Scientific classification
- Kingdom: Animalia
- Phylum: Chordata
- Class: Actinopterygii
- Order: Perciformes
- Family: Percidae
- Genus: Etheostoma
- Species: E. phytophilum
- Binomial name: Etheostoma phytophilum Bart & M. S. Taylor, 1999

= Rush darter =

- Authority: Bart & M. S. Taylor, 1999
- Conservation status: EN

Species of fish

The rush darter (Etheostoma phytophilum) is a rare and endangered species of freshwater ray-finned fish, a darter from the subfamily Etheostomatinae, part of the family Percidae, which also contains the perches, ruffes and pikeperches. It is endemic to Alabama in the United States, where it occurs in three river systems. It was federally listed as an endangered species of the United States on August 9, 2011.

This fish measures about 5 cm in length. It is similar to its relative, the goldstripe darter (Etheostoma parvipinne), but with paler coloration. This species is brownish in color and they frequently show orange or red markings in the eyes.

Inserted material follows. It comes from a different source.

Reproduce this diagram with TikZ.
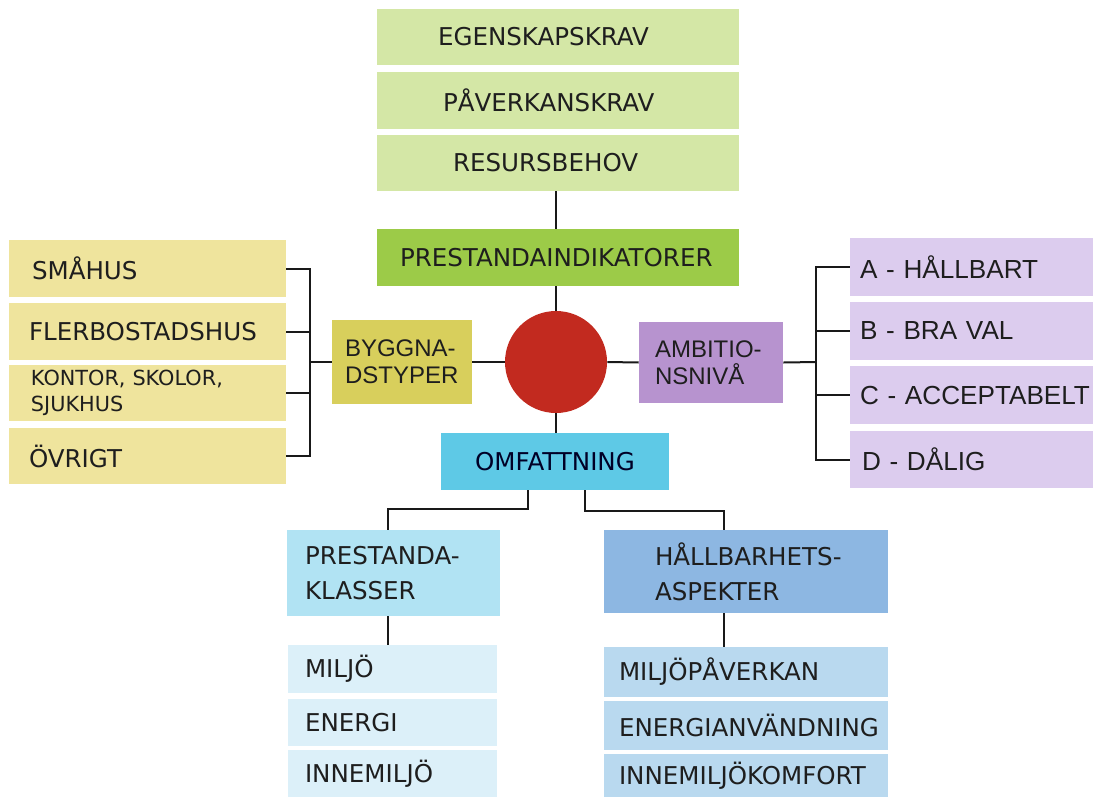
\documentclass[tikz,border=0pt]{standalone}
\usepackage{fontspec}
\setmainfont{DejaVu Sans}
\newfontfamily\arialf{Liberation Sans}
\usetikzlibrary{calc}
\hyphenpenalty=10000
\exhyphenpenalty=10000
\def\pxu{0.75pt}
\definecolor{topg}{HTML}{D4E7A6}
\definecolor{prestg}{HTML}{9CCB48}
\definecolor{paley}{HTML}{EFE49D}
\definecolor{byggy}{HTML}{D8CF5C}
\definecolor{ambp}{HTML}{B793CF}
\definecolor{lavr}{HTML}{DCCCEE}
\definecolor{omfc}{HTML}{5EC9E6}
\definecolor{pkc}{HTML}{B1E3F3}
\definecolor{hac}{HTML}{8DB7E2}
\definecolor{milc}{HTML}{DCF0F9}
\definecolor{hmc}{HTML}{B9D9EF}
\definecolor{redc}{HTML}{C22A1F}
\definecolor{txt}{HTML}{1E1E1E}
% \bx{name}{x1}{y1}{x2}{y2}{pad}{style}{text}
\newcommand\bx[8]{\node[basebox,#7,
  minimum width={(#4-#2)*\pxu}, minimum height={(#5-#3)*\pxu},
  text width={(#4-#2-2*#6)*\pxu}, inner xsep={#6*\pxu}]
  (#1) at ({(#2+#4)/2},{(#3+#5)/2}) {#8};}
\begin{document}
\begin{tikzpicture}[x=0.75pt,y=-0.75pt,
  basebox/.style={draw=none, inner ysep=0pt, align=left, text=txt},
  vfont/.style={font=\fontsize{18.4}{26}\selectfont},
  sfont/.style={font=\fontsize{15.6}{20}\selectfont},
  afont/.style={font=\arialf\fontsize{18}{20.5}\selectfont},
  rfont/.style={font=\arialf\fontsize{19.6}{22}\selectfont},
  topbox/.style={vfont, fill=topg},
  prestbox/.style={vfont, fill=prestg},
  lbox/.style={vfont, fill=paley},
  lboxs/.style={sfont, fill=paley},
  byggbox/.style={afont, fill=byggy},
  ambbox/.style={afont, fill=ambp},
  rbox/.style={rfont, fill=lavr},
  omfbox/.style={vfont, fill=omfc, align=center, text=black!85!blue},
  pkbox/.style={vfont, fill=pkc},
  habox/.style={vfont, fill=hac},
  milbox/.style={vfont, fill=milc},
  hmbox/.style={vfont, fill=hmc},
  conn/.style={draw=black!90, line width=1.5pt}]
\useasboundingbox (0,0) rectangle (1093,797);
% top
\bx{egen}{377}{9}{739}{65}{61}{topbox}{EGENSKAPSKRAV}
\bx{paver}{377}{72}{739}{129}{66}{topbox}{PÅVERKANSKRAV}
\bx{resurs}{377}{135}{739}{191}{76}{topbox}{RESURSBEHOV}
\bx{prest}{377}{229}{739}{286}{23}{prestbox}{PRESTANDAINDIKATORER}
\node[circle, fill=redc, minimum size={102*\pxu}, inner sep=0pt] (circ) at (556,362) {};
\bx{omf}{441}{433}{669}{490}{10}{omfbox}{OMFATTNING}
% left
\bx{smahus}{9}{240}{286}{297}{23}{lbox}{SMÅHUS}
\bx{fler}{9}{303}{286}{360}{20}{lbox}{FLERBOSTADSHUS}
\bx{kontor}{9}{365}{286}{421}{22}{lboxs}{KONTOR, SKOLOR,\\SJUKHUS}
\bx{ovrigt}{9}{428}{286}{484}{20}{lbox}{ÖVRIGT}
\bx{bygg}{332}{320}{472}{404}{13}{byggbox}{BYGGNA-\\DSTYPER}
% right
\bx{amb}{639}{322}{783}{403}{16}{ambbox}{AMBITIO-\\NSNIVÅ}
\bx{a}{850}{238}{1093}{296}{10}{rbox}{A~-~HÅLLBART}
\bx{b}{850}{302}{1093}{360}{10}{rbox}{B~-~BRA~VAL}
\bx{c}{850}{366}{1093}{424}{10}{rbox}{C~-~ACCEPTABELT}
\bx{d}{850}{431}{1093}{488}{12}{rbox}{D~-~DÅLIG}
% bottom
\bx{pk}{287}{530}{500}{616}{18}{pkbox}{PRESTANDA-\\KLASSER}
\bx{ha}{604}{530}{888}{613}{51}{habox}{HÅLLBARHETS-\\ASPEKTER}
\bx{miljo}{288}{645}{497}{693}{17}{milbox}{MILJÖ}
\bx{energi}{288}{699}{497}{746}{17}{milbox}{ENERGI}
\bx{inne}{288}{750}{497}{797}{17}{milbox}{INNEMILJÖ}
\bx{mp}{604}{647}{888}{697}{15}{hmbox}{MILJÖPÅVERKAN}
\bx{ea}{604}{701}{888}{750}{15}{hmbox}{ENERGIANVÄNDNING}
\bx{ik}{604}{754}{888}{797}{15}{hmbox}{INNEMILJÖKOMFORT}
% connectors
\draw[conn] (resurs.south -| circ) -- (prest.north -| circ);
\draw[conn] (prest.south -| circ) -- (circ.north);
\draw[conn] (circ.south) -- (omf.north -| circ);
\draw[conn] (bygg.east) -- (circ.west);
\draw[conn] (circ.east) -- (amb.west);
\coordinate (lb) at (310,362);
\draw[conn] (bygg.west) -- (lb);
\draw[conn] (smahus.east) -| (lb |- ovrigt.east) -- (ovrigt.east);
\draw[conn] (fler.east) -- (fler.east -| lb);
\draw[conn] (kontor.east) -- (kontor.east -| lb);
\coordinate (rb) at (816,362);
\draw[conn] (amb.east) -- (rb);
\draw[conn] (a.west) -| (rb |- d.west) -- (d.west);
\draw[conn] (b.west) -- (b.west -| rb);
\draw[conn] (c.west) -- (c.west -| rb);
\coordinate (pkt) at ($(pk.north)+(-6,0)$);
\coordinate (hat) at ($(ha.north)+(-22,0)$);
\draw[conn] ($(omf.south)+(-27,0)$) -- ++(0,19) -| (pkt);
\draw[conn] ($(omf.south)+(30,0)$) -- ++(0,21) -| (hat);
\coordinate (pkb) at ($(pk.south)+(-6,0)$);
\coordinate (hab) at ($(ha.south)+(-22,0)$);
\draw[conn] (pkb) -- (pkb |- miljo.north);
\draw[conn] (hab) -- (hab |- mp.north);
\end{tikzpicture}
\end{document}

They have a lifespan of 2–3 years.

The rush darter lives in clear, shallow waters where it shelters around the root masses of aquatic vegetation. It tolerates a variety of substrates, including sand, silt, and gravel. The fry develop in wetland pools. Little else is known about the fish's lifecycle.

This fish is currently known from three Alabama river drainages: the Clear Creek drainage in Winston County, some springs in Jefferson County, and Little Cove Creek drainage in Etowah County. Its total range is contained in 14.5 km of waterways.

This species is threatened by the degradation of its habitat from excessive sedimentation.

The rush darter was first formally described in 1999 by Henry L. Bart Jr. and Michael S. Taylor with the type locality given as a spring run tributary to Turkey Creek along Alabama State Route 79, Pinson in Jefferson County, Alabama.